I don't really care about a cost-benefit analysis, either. This is just an uncalled for intervention that, er, that nobody called for.

I specifically mentioned rejecting this proposal out of hand for rights-based reasons earlier. You don't have to read our further cost-benefit discussion if you don't care about it or it makes you feel uncomfortable. I prefer not to focus on the things you would like us all to focus on.
>> I prefer not to focus on the things you would like us all to focus on.

You mean, like what the people who live in the Mediterrannean actually think of this plan?

But, there is no realistic prospect to initiate this project unless those very people agree to it. So what is the point of discussing cost-benefit analyses, if that agreement is almost guaranteed to not be forthcoming?

I mean, it's not even a rights issue. If the people who live in the Mediterrannean don't want it terraformed, then it's not getting terraformed. Realistically speaking.

Lots of land and electricity. That is something huge in densely populated europe.

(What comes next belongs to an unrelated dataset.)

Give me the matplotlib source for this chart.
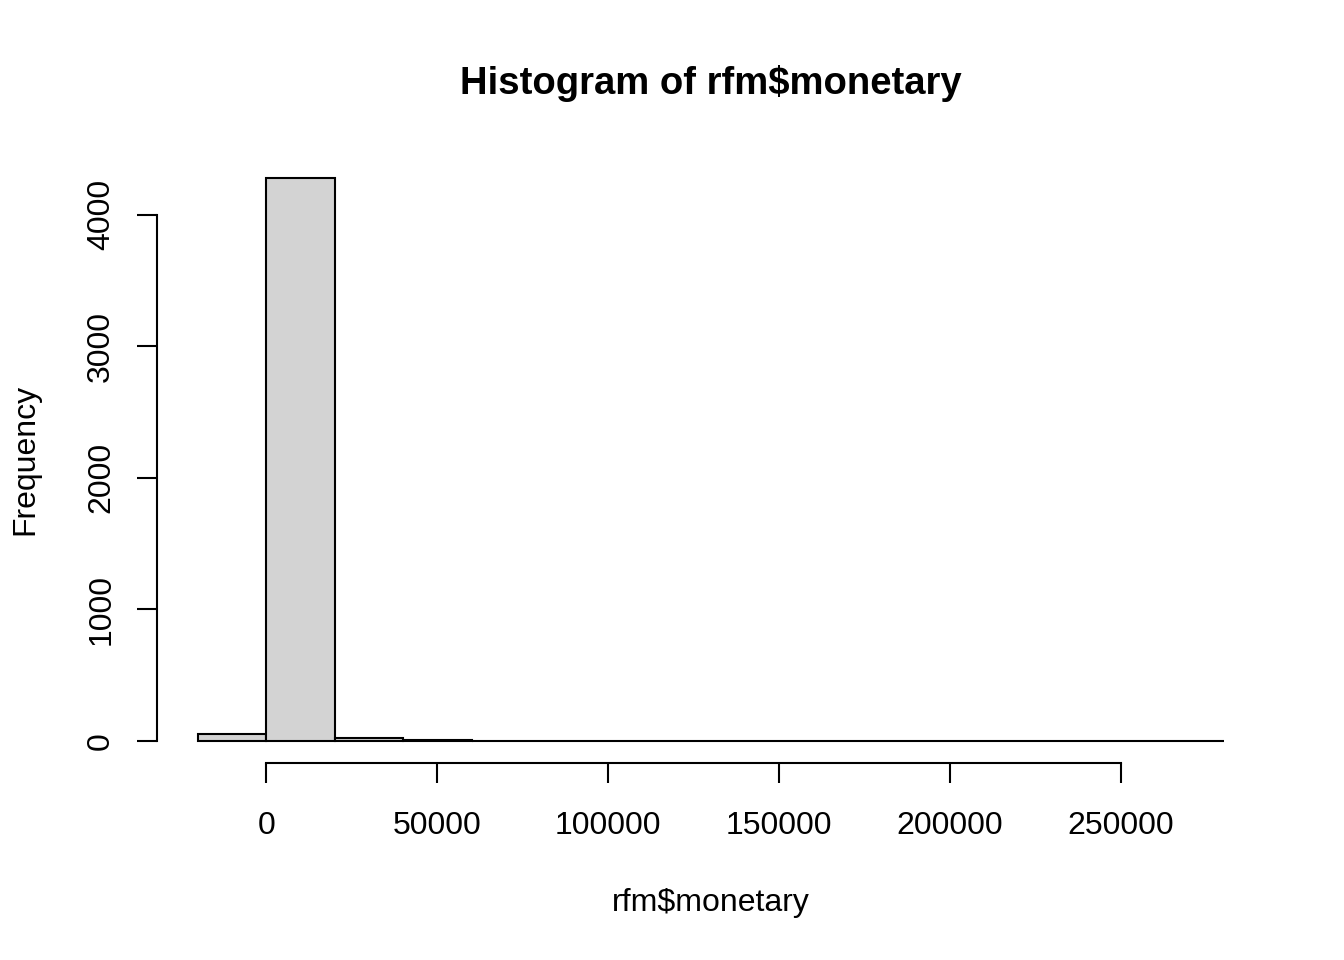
import matplotlib.pyplot as plt
import numpy as np

plt.rcParams['font.family'] = ['Liberation Sans', 'DejaVu Sans']

# bin edges (R hist breaks) and counts
bin_edges = np.arange(-20000, 280001, 20000)
counts = [55, 4275, 20, 10, 3, 2, 1, 1, 1, 0, 0, 1, 0, 1, 1]
x_ticks = [0, 50000, 100000, 150000, 200000, 250000]
y_ticks = [0, 1000, 2000, 3000, 4000]

fig = plt.figure(figsize=(13.44, 9.6), dpi=100)
ax = fig.add_axes([0.1168, 0.2047, 0.941 - 0.1168, 0.8375 - 0.2047])

ax.bar(bin_edges[:-1], counts, width=20000, align='edge',
       facecolor='#D3D3D3', edgecolor='black', linewidth=1.5)

# R-style axis extension (4% each side)
xr = bin_edges[-1] - bin_edges[0]
ax.set_xlim(bin_edges[0] - 0.04 * xr, bin_edges[-1] + 0.04 * xr)
yr = max(counts)
ax.set_ylim(-0.04 * yr, yr * 1.04)

for s in ['top', 'right']:
    ax.spines[s].set_visible(False)
ax.spines['left'].set_bounds(0, 4000)
ax.spines['bottom'].set_bounds(0, 250000)
ax.spines['left'].set_linewidth(1.5)
ax.spines['bottom'].set_linewidth(1.5)

ax.set_xticks(x_ticks)
ax.set_xticklabels([str(v) for v in x_ticks])
ax.set_yticks(y_ticks)
ax.set_yticklabels([str(v) for v in y_ticks], rotation=90, va='center')
ax.tick_params(axis='both', length=14.4, width=1.5, labelsize=23)
ax.tick_params(axis='x', pad=19.5)
ax.tick_params(axis='y', pad=15)

ax.set_title(r'Histogram of rfm\$monetary', fontsize=27.5, fontweight='bold', pad=45)
ax.set_xlabel(r'rfm\$monetary', fontsize=23, labelpad=34)
ax.set_ylabel('Frequency', fontsize=23, labelpad=33)

plt.savefig('out.png')
plt.close()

But I also think the costs are bigger.

Electricity, sure. Land, no. The reclaimed land will be highly salinated and unusable on top of the climate being very hot and very dry meaning the salinity level will be unlikely to change in the near future.
> The reclaimed land will be highly salinated

The dutch I thought have done quite well with lots of land reclaimed from the sea. Why does it work for them, but not here?

Dutch plans relied on pumping out those areas, not letting them dry out.
Land, I'm not sure is at such a premium Europe-wise. There are vast swathes of unpopulated land in France, typically.
To be fair, this project is so far beyond anything that’s been done that nobody is capable of doing an accurate cost-benefit analysis of it.